Other suggestions for jazz neophytes: The Cannonball Adderley Quartet in San Francisco, Getz/Gilberto and  Weather Report's Heavy Weather album. These are all popular albums.

I happen to particularly like jazz artists Dave Holland (known for Not for Nothin') Karrin Allyson and Ben Allison.  I also listen a lot to Dexter Gordon and Art Pepper. I like Duke Ellington a lot, too.

Eric Wagner is a big jazz fan and perhaps will offer a few listening suggestions in the comments; Eric is particularly an Art Ensemble of Chicago fan and recently wrote to me, "People in Sorrow seems to me the AEC’s masterpiece. I also love Nice Guys, the first of their albums I bought and still a favorite.
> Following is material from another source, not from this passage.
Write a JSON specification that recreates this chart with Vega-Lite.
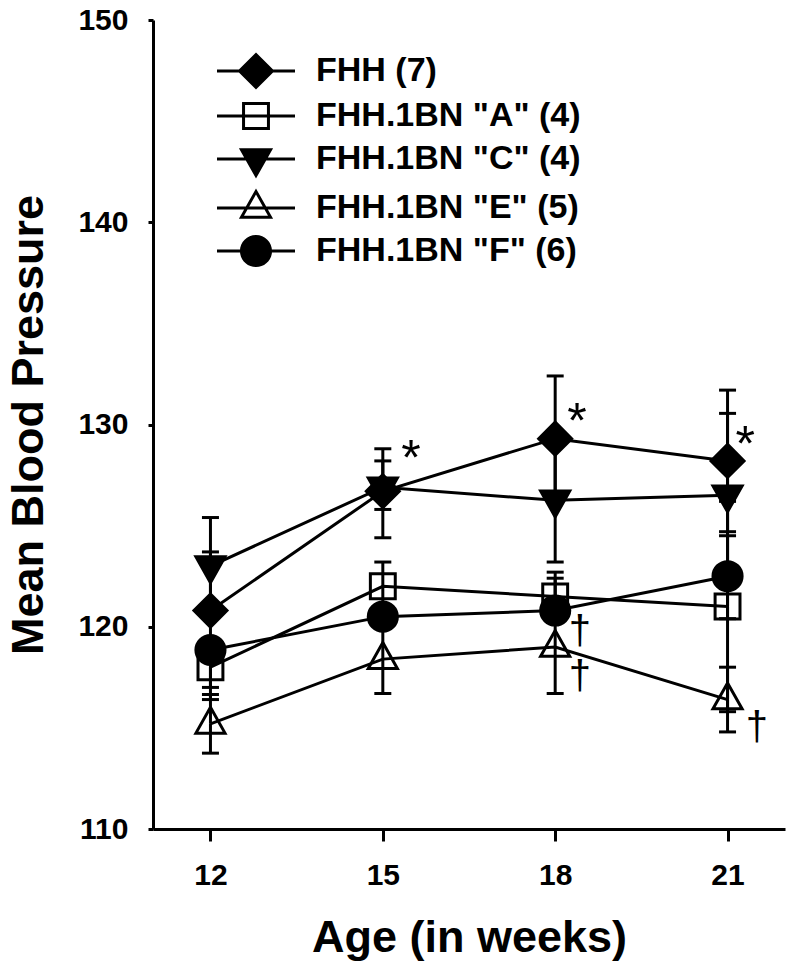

I also love Ancient to the Future (Dreaming of the Masters, Volume 1) which includes covers of a variety of artists representing what they call “Great Black Music - Ancient to the Future”, including Bob Marley and Jimi Hendrix."




4 comments:

Eric Wagner said...

I consider Rafi Zabor’s The Bear Comes Home my favorite book on jazz and one of my favorite books period. I prefer the paperback edition which has a great “Listener’s Guide” at the end. I also love Ethan Iverson’s bog https://dothemath.typepad.com/ . Favorite albums: John Coltrane Crescent and A Love Supreme. Ornette Coleman Beauty Us a Rare Thing, Sonny Rollins Newk’s Time, Thelonious Monk Monk’s Music.

Oz Fritz said...

My Favorite Things by John Coltrane also seems an excellent introduction to Jazz. My recent enthusiasms for the past year include Miles' electric period particularly Live/Evil, Dark Magus, and of course, Bitches Brew. Don Cherry frequents my playlist of late. Sun Ra always rates highly for me. Perhaps the best jazz album I've ever worked on: Ask The Ages by Sonny Sharrock which also includes Elvin Jones, Pharoah Saunders and Charnett Moffett. Produced by Bill Laswell.

Lvx15 said...

Man, I really liked Sonny Sharrock. What a style!

Mingus is my personal favorite, try Ah Um as an intro.

For something more recent, I like Medeski, Martin and Wood... try RADIOLARIANS III or one of their albums with John Scofield... Live: In Case The World Changes Its Mind

Manic The Doodler said...

Along with many of the aforementioned artists Albert Ayler is a favorite of mine. Also a lot of jazzy stuff to be found in the old Mothers of Invention records as well as Frank Zappa's catalog in general.